**Given problem**
Exactly retype the lines from the top of the data through the line containing "y_ticks = [1.5, 2.0, 2.5, 3.0, 3.5, 4.0]", leaving out every picture.

::::::

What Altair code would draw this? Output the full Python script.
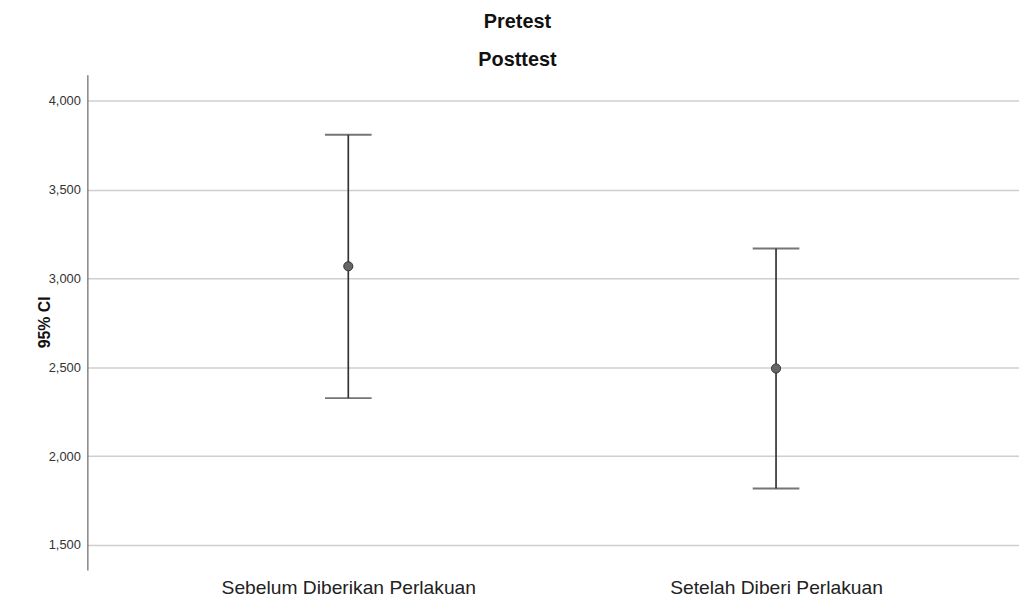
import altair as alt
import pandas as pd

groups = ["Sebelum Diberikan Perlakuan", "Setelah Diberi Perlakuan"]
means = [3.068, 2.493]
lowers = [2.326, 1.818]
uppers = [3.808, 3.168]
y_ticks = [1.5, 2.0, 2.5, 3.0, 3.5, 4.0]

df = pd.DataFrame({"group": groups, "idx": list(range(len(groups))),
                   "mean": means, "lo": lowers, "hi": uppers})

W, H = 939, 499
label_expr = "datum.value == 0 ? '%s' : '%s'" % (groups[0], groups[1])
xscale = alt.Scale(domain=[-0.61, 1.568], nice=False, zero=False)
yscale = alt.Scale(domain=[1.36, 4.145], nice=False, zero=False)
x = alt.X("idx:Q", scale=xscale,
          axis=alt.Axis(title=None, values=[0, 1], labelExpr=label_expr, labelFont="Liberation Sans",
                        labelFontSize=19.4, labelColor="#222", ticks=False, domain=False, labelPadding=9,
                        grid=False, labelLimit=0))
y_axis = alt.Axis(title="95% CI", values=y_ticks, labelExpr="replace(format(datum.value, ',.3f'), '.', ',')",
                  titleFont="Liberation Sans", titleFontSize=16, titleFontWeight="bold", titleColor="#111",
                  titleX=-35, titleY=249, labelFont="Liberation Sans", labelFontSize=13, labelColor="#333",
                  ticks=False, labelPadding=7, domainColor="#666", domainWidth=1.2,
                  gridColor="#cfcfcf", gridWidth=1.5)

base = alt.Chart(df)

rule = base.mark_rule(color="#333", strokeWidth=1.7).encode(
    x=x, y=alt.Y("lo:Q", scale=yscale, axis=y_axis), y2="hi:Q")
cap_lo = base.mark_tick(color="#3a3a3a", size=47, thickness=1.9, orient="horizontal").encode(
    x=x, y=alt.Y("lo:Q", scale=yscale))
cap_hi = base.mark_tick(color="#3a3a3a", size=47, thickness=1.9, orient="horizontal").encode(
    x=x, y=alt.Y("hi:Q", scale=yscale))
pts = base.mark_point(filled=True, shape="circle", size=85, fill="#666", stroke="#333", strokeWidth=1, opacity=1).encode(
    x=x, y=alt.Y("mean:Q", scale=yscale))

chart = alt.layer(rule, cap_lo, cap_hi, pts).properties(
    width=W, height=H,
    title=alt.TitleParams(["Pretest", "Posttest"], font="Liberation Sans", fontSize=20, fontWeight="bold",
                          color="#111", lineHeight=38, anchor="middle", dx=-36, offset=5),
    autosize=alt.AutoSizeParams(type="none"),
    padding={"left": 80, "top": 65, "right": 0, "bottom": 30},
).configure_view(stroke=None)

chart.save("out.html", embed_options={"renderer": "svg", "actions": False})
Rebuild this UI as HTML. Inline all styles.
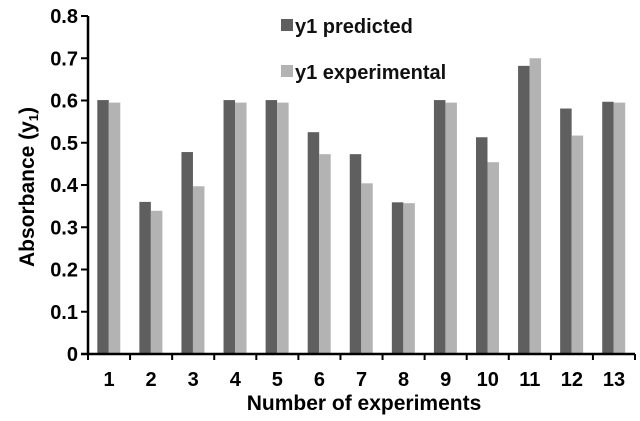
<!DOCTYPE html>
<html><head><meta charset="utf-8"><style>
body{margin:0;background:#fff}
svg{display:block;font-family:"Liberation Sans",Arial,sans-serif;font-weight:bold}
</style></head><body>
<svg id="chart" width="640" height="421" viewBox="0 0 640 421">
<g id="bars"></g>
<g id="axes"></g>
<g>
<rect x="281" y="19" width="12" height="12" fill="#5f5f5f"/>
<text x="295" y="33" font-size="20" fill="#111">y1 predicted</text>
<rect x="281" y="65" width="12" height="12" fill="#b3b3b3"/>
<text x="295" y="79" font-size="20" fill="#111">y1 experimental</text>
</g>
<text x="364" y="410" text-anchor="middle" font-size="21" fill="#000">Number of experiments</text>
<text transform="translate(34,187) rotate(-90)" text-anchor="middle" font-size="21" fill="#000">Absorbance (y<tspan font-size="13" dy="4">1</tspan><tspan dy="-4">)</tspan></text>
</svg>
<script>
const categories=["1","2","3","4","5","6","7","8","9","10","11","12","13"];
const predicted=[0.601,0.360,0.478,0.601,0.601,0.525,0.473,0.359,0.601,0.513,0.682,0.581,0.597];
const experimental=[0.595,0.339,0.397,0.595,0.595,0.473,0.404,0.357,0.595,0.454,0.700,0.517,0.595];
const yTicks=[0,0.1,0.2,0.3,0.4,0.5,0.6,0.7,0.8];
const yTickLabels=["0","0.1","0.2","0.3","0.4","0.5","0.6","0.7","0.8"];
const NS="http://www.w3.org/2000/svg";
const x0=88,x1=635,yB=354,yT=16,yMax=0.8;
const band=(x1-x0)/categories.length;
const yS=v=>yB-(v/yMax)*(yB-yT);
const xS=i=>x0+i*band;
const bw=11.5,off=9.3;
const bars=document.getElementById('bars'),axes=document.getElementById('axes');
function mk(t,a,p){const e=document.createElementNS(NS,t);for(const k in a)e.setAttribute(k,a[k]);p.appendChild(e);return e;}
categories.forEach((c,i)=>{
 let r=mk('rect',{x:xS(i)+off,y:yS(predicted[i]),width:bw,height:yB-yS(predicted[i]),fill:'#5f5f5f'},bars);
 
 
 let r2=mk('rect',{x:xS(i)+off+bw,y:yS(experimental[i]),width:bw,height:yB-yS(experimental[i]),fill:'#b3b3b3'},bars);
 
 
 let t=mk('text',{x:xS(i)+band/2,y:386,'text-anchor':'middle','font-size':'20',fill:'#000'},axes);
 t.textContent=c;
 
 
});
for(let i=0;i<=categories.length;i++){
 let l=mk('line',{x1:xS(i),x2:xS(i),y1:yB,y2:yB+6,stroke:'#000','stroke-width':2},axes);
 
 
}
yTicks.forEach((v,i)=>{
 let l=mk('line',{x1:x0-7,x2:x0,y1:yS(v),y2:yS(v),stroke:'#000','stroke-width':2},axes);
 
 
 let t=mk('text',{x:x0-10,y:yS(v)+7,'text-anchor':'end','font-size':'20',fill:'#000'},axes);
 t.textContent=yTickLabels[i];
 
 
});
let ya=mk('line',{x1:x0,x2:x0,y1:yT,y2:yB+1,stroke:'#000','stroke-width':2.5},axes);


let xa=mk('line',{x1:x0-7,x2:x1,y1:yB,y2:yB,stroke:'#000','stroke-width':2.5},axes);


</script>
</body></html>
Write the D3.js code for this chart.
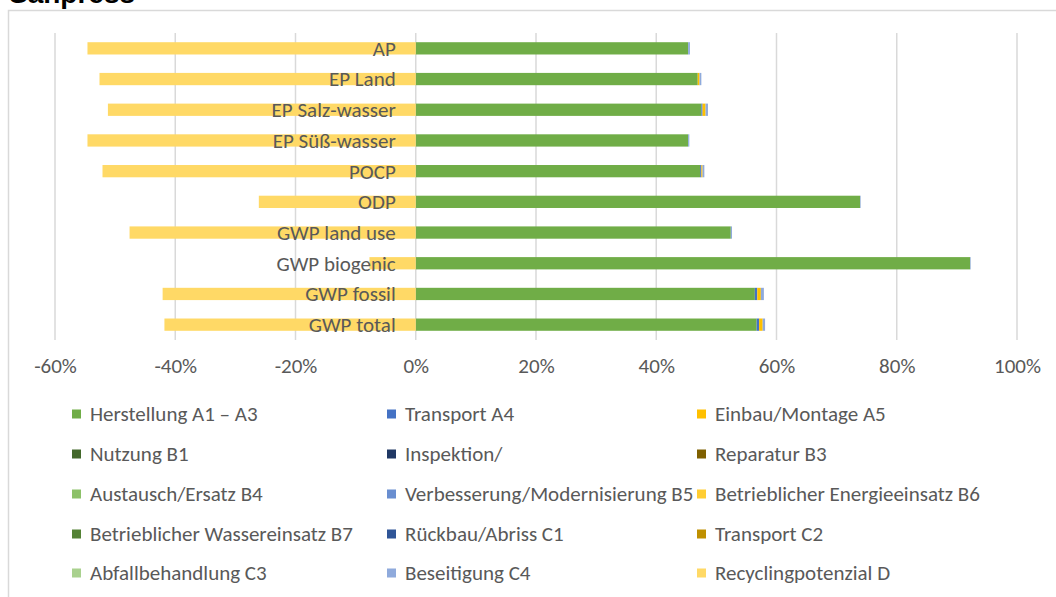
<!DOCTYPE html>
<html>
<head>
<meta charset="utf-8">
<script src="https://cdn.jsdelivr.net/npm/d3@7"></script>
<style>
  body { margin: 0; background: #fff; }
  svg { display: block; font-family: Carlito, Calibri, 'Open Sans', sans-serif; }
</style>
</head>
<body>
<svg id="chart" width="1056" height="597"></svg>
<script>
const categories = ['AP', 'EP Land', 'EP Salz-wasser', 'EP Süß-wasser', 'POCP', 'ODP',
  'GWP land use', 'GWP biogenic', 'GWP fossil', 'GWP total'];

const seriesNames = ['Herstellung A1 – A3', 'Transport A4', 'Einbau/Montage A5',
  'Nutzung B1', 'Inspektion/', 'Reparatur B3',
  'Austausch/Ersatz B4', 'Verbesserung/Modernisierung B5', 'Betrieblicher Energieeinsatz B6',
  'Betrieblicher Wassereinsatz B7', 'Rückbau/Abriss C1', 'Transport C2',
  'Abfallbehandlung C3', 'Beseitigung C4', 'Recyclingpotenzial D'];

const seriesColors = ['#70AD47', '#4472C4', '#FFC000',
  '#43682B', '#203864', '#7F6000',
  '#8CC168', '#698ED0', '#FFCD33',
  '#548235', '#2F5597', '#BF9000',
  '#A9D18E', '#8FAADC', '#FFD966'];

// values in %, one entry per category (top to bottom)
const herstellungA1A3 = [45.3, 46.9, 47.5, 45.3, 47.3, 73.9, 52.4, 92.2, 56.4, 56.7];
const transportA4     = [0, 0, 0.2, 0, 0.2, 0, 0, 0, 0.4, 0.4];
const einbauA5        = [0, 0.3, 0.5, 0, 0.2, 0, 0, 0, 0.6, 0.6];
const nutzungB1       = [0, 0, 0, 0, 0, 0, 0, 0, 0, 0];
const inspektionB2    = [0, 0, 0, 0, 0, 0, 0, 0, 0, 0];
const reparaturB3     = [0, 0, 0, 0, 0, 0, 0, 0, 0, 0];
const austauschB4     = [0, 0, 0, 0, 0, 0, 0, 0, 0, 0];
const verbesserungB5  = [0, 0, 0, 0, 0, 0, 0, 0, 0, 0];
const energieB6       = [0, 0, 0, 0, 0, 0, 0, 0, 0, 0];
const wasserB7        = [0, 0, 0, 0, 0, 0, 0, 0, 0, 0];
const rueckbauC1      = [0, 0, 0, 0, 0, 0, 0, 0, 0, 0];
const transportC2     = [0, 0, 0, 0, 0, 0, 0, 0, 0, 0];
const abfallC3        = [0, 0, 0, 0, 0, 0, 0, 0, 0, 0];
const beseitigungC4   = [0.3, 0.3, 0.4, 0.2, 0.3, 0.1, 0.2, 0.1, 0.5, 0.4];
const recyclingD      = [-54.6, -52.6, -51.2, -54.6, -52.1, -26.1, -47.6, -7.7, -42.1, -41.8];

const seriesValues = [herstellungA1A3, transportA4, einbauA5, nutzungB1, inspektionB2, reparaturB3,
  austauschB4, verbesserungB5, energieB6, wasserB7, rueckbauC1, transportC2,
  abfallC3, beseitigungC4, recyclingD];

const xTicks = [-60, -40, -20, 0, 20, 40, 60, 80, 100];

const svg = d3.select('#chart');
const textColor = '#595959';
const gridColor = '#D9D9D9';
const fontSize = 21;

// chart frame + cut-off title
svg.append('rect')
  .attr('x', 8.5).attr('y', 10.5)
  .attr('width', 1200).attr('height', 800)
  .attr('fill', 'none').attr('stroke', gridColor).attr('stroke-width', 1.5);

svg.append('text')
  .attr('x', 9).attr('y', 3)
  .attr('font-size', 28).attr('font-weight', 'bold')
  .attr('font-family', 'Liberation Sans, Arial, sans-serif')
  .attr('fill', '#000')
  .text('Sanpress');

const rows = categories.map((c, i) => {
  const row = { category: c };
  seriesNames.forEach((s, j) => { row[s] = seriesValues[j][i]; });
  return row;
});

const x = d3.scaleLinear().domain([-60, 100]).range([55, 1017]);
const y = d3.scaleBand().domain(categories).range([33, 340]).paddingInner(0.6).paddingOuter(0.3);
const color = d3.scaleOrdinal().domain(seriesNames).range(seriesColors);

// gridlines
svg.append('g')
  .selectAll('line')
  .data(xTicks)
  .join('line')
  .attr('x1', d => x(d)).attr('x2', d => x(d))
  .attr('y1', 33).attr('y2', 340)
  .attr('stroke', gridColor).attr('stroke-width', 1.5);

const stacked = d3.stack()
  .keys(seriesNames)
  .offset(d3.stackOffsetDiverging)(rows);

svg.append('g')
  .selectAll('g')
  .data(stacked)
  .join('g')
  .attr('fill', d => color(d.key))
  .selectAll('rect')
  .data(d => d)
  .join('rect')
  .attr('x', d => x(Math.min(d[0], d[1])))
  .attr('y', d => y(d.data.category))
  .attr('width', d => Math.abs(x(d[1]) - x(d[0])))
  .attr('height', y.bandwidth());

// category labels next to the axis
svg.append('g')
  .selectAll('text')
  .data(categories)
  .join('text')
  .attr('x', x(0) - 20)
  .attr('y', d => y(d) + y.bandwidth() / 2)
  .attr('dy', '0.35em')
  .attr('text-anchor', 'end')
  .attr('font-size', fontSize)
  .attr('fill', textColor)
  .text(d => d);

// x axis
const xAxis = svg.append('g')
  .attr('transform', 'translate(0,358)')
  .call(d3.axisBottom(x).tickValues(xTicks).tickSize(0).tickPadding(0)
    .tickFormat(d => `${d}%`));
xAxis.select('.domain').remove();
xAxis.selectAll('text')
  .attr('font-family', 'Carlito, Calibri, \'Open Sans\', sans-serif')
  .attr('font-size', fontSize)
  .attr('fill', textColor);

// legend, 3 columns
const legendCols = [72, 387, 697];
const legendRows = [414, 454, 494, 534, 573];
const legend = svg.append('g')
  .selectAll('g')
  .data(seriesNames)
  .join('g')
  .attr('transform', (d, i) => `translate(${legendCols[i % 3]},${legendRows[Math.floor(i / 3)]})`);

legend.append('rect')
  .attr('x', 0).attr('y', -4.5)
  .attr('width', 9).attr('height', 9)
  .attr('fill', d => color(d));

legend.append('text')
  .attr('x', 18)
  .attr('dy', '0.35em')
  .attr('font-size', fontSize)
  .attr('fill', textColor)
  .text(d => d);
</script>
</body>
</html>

::::::

**Completed task**
What Altair code would draw this? Output the full Python script.
import altair as alt
import pandas as pd

groups = ["Sebelum Diberikan Perlakuan", "Setelah Diberi Perlakuan"]
means = [3.068, 2.493]
lowers = [2.326, 1.818]
uppers = [3.808, 3.168]
y_ticks = [1.5, 2.0, 2.5, 3.0, 3.5, 4.0]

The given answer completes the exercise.